Retype exactly the lines from the first one through the line with "fit_y = [34.2, 106.9]", including both ends; skip any pictures.

--- Start ---

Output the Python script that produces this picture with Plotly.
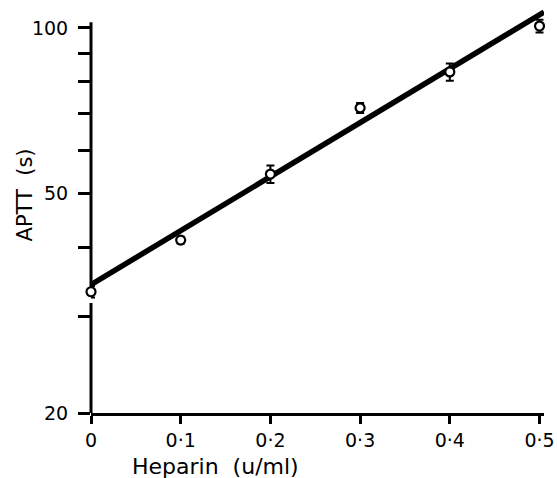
import plotly.graph_objects as go

heparin = [0.0, 0.1, 0.2, 0.3, 0.4, 0.5]
aptt = [33.2, 41.2, 54.3, 71.6, 83.2, 100.8]
aptt_err = [0.8, 0.6, 2.0, 1.5, 3.0, 2.7]
fit_x = [0.0, 0.505]
fit_y = [34.2, 106.9]

y_tickvals = [20, 30, 40, 50, 60, 70, 80, 90, 100]
y_ticktext = ["20", "", "", "50", "", "", "", "", "100"]
x_tickvals = [0, 0.1, 0.2, 0.3, 0.4, 0.5]
x_ticktext = ["0", "0·1", "0·2", "0·3", "0·4", "0·5"]

FONT = "DejaVu Sans"

fig = go.Figure()
fig.add_trace(go.Scatter(x=fit_x, y=fit_y, mode="lines",
                         line=dict(color="black", width=5.5), showlegend=False))
fig.add_trace(go.Scatter(
    x=heparin, y=aptt, mode="markers",
    marker=dict(symbol="circle", size=9, color="white",
                line=dict(color="black", width=2.2)),
    error_y=dict(type="data", array=aptt_err, color="black", thickness=2, width=4),
    cliponaxis=False, showlegend=False))

# y axis line with the small gap near the first point
for y0, y1 in [(0.0, 0.2696), (0.3088, 0.958)]:
    fig.add_shape(type="line", xref="paper", yref="paper", x0=0, x1=0, y0=y0, y1=y1,
                  line=dict(color="black", width=3))

fig.add_annotation(text="Heparin  (u/ml)", xref="paper", yref="paper", x=0.275, y=-0.13,
                   xanchor="center", yanchor="middle", showarrow=False,
                   font=dict(size=22, family=FONT, color="black"))
fig.add_annotation(text="APTT  (s)", xref="paper", yref="paper", x=-0.145, y=0.534,
                   xanchor="center", yanchor="middle", showarrow=False, textangle=-90,
                   font=dict(size=21, family=FONT, color="black"))

fig.update_layout(
    width=557, height=478,
    margin=dict(l=91, r=13, t=5, b=65, autoexpand=False),
    paper_bgcolor="white", plot_bgcolor="white",
    font=dict(family=FONT, color="black"),
    xaxis=dict(range=[0, 0.505], tickvals=x_tickvals, ticktext=x_ticktext,
               showgrid=False, zeroline=False, showline=True, linecolor="black",
               linewidth=3, ticks="outside", ticklen=8, tickwidth=2.5, tickcolor="black",
               tickfont=dict(size=19, family=FONT, color="black"), automargin=False),
    yaxis=dict(type="log", range=[1.30103, 2.0417], tickvals=y_tickvals, ticktext=y_ticktext,
               showgrid=False, zeroline=False, showline=False, automargin=False,
               ticks="outside", ticklen=12, tickwidth=2.5, tickcolor="black",
               ticklabelstandoff=6,
               tickfont=dict(size=19, family=FONT, color="black")),
)

fig.write_html("out.html", config={"displayModeBar": False},
               post_script="document.body.style.margin='0';")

--- End ---

_Response to the task_
Output the Python script that produces this picture with Plotly.
import plotly.graph_objects as go

heparin = [0.0, 0.1, 0.2, 0.3, 0.4, 0.5]
aptt = [33.2, 41.2, 54.3, 71.6, 83.2, 100.8]
aptt_err = [0.8, 0.6, 2.0, 1.5, 3.0, 2.7]
fit_x = [0.0, 0.505]
fit_y = [34.2, 106.9]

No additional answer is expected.